Il m’a coupé le souffle. J’ai réfléchi à sa surprenante véhémence en remontant l’escalier. N’avait-il pas raison ? N’étais-je pas en train de perdre définitivement la notion de notre réalité ? Moi qui ne cassait plus de briques avec une masse vingt heures par jour sept jours sur sept, travailleur manuel à perpétuité.

J’étais miraculeusement passé de l’autre coté de la barrière, là où l’herbe est moins jaune et rare, avec un emploi de larbin dans un restaurant haut de gamme et un poste de maître-nageur dans un club sportif réservé aux meilleurs d’entre eux, et avec la vie que nous partagions, moi et Aiguo, notre chambre et la salle de bains indépendante, nos doubles salaires, ses pourboires, les additions que j’effaçais allègrement tous les soirs, bref cette manne qui nous tombait du Ciel, ce destin qui commençait à prendre une tournure moins épouvantable, j’en étais arrivé à oublier complètement mon origine de classe et ma condition ; né paysan sous-pauvre j’étais condamné à le rester et à mourir paysan sous-pauvre, avec une seule variante possible, celle de devenir mingong dans une province côtière et mourir dans un accident du travail, seul, oublié, immédiatement remplacé par un autre maudit identique et interchangeable..."

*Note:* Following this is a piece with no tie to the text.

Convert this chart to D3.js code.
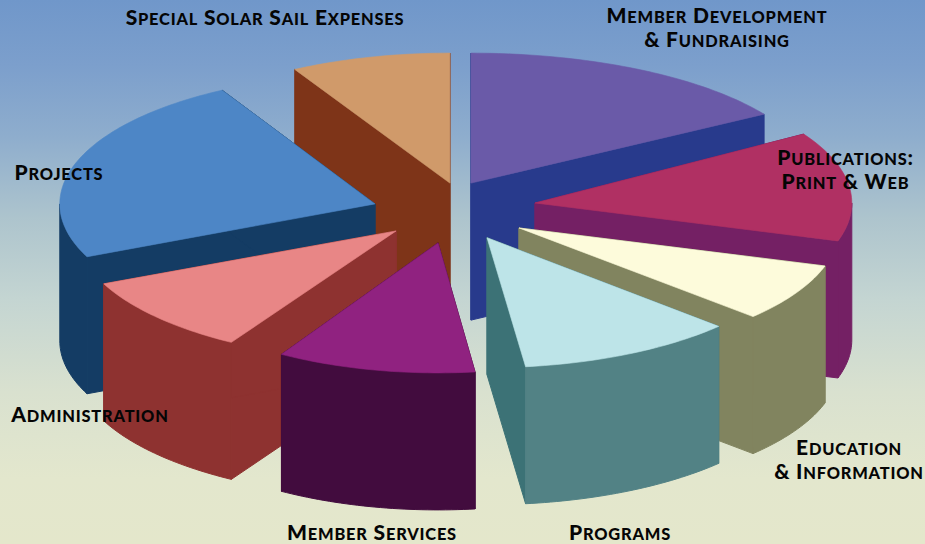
<!DOCTYPE html>
<html><head><meta charset="utf-8">
<script src="https://cdn.jsdelivr.net/npm/d3@7"></script>
<style>html,body{margin:0;padding:0;background:#e4e7cc}svg{display:block}</style>
</head><body><svg id="c" width="925" height="544"></svg>
<script>
// Data (slice sizes in degrees of the pie)
const categories = ["Member Development & Fundraising","Publications: Print & Web","Education & Information","Programs","Member Services","Administration","Projects","Special Solar Sail Expenses"];
const values = [58,49,26,40,38,35,85,29];
// Explosion of each slice and its horizontal stretch, in fractions of the pie radius
const explodeX = [.05,.25,.2,.1,-.053,-.184,-.25,-.016];
const explodeY = [-.13,.023,.215,.29,.33,.238,.03,-.13];
const stretchX = [1.08,.99,1,.99,.95,1,.985,1];
const topColors  = ["#6a5aa8","#b03063","#fdfbdb","#bde4e8","#902280","#e88686","#4d86c6","#d09a6a"];
const wallColors = ["#283a8c","#742064","#81845f","#528285","#420c3e","#8e3230","#143c64","#7e3418"];
const cutColors  = ["#283a8c","#742064","#81845f","#3c7276","#420c3e","#8e3230","#143c64","#7e3418"];
const paintOrder = [7,6,0,1,2,5,3,4];
const labelLines = [["Member Development","& Fundraising"],["Publications:","Print & Web"],["Education","& Information"],["Programs"],["Member Services"],["Administration"],["Projects"],["Special Solar Sail Expenses"]];
const labelX = [717,845.5,849,620,372,90,59,265];
const labelY = [23,165,455,540,540,422,180,25];
const bgStops = [[0,"#7097ca"],[.12,"#7c9fcc"],[.25,"#8eadcd"],[.4,"#adc4cd"],[.55,"#c4d5d2"],[.72,"#d9e1cf"],[.88,"#e3e7cd"],[1,"#e4e7cb"]];

const W=925,H=544, depth=137;
const svg=d3.select("#c");
const defs=svg.append("defs");
const g=defs.append("linearGradient").attr("id","bg").attr("x1",0).attr("x2",0).attr("y1",0).attr("y2",1);
g.selectAll("stop").data(bgStops).join("stop").attr("offset",d=>d[0]).attr("stop-color",d=>d[1]);
svg.append("rect").attr("width",W).attr("height",H).attr("fill","url(#bg)");

const x=d3.scaleLinear().domain([-1,1]).range([455-320,455+320]);
const y=d3.scaleLinear().domain([-1,1]).range([200-130,200+130]);
const arcs=d3.pie().sort(null).value(d=>d).startAngle(0).endAngle(2*Math.PI)(values);
const line=d3.line().x(d=>d[0]).y(d=>d[1]);
const rim=(i,a)=>[x(explodeX[i]+stretchX[i]*Math.sin(a)),y(explodeY[i]-Math.cos(a))];
const apex=i=>[x(explodeX[i]),y(explodeY[i])];
const down=p=>[p[0],p[1]+depth];
function sweep(a0,a1){const n=Math.max(2,Math.ceil((a1-a0)/0.02));return d3.range(n+1).map(k=>a0+(a1-a0)*k/n);}

const chart=svg.append("g");
paintOrder.forEach(i=>{
  const a=arcs[i], A=apex(i), S=rim(i,a.startAngle), E=rim(i,a.endAngle);
  const s=chart.append("g");
  [[S,A,down(A),down(S)],[A,E,down(E),down(A)]].forEach(f=>{
    s.append("path").attr("d",line(f)+"Z").attr("fill",cutColors[i]).attr("stroke",cutColors[i]).attr("stroke-width",1);
  });
  const a0=Math.max(a.startAngle,Math.PI/2), a1=Math.min(a.endAngle,3*Math.PI/2);
  if(a1>a0){
    const r=sweep(a0,a1).map(t=>rim(i,t));
    s.append("path").attr("d",line(r.concat(r.map(down).reverse()))+"Z").attr("fill",wallColors[i]).attr("stroke",wallColors[i]).attr("stroke-width",1);
  }
  const t=[A].concat(sweep(a.startAngle,a.endAngle).map(u=>rim(i,u)));
  s.append("path").attr("d",line(t)+"Z").attr("fill",topColors[i]).attr("stroke",topColors[i]).attr("stroke-width",.6);
});

const lab=svg.append("g").attr("font-family","Lato, 'Open Sans', sans-serif").attr("font-weight",900).attr("font-size",21).attr("fill","#050505").attr("text-anchor","middle");
labelLines.forEach((lines,i)=>{
  lines.forEach((str,k)=>{
    const tx=lab.append("text").attr("x",labelX[i]).attr("y",labelY[i]+k*23.5).attr("letter-spacing",.8);
    (str.match(/[^a-z]+|[a-z]+/g)||[]).forEach(run=>{
      const low=/^[a-z]/.test(run);
      tx.append("tspan").text(run).attr("font-size",low?16.4:21).style("text-transform",low?"uppercase":"none");
    });
  });
});
</script></body></html>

LA PROMESSE DE SHANGHAI, de Stéphane Fière,
 Edition BLEU de CHINE, Paris 2006, coll. Babel.
 www.bleudechine.fr

Une excellente description de la vie des travailleurs migrants à Shanghai. Leurs bagages : vitalité quasi-animale et comportement amoral pour survivre, préjugés d’orgueil et mépris des étrangers pour tenir debout, capacité d’adaptation sans limite pour monter l’échelle sociale. Shanghai est pour eux une jungle impitoyable.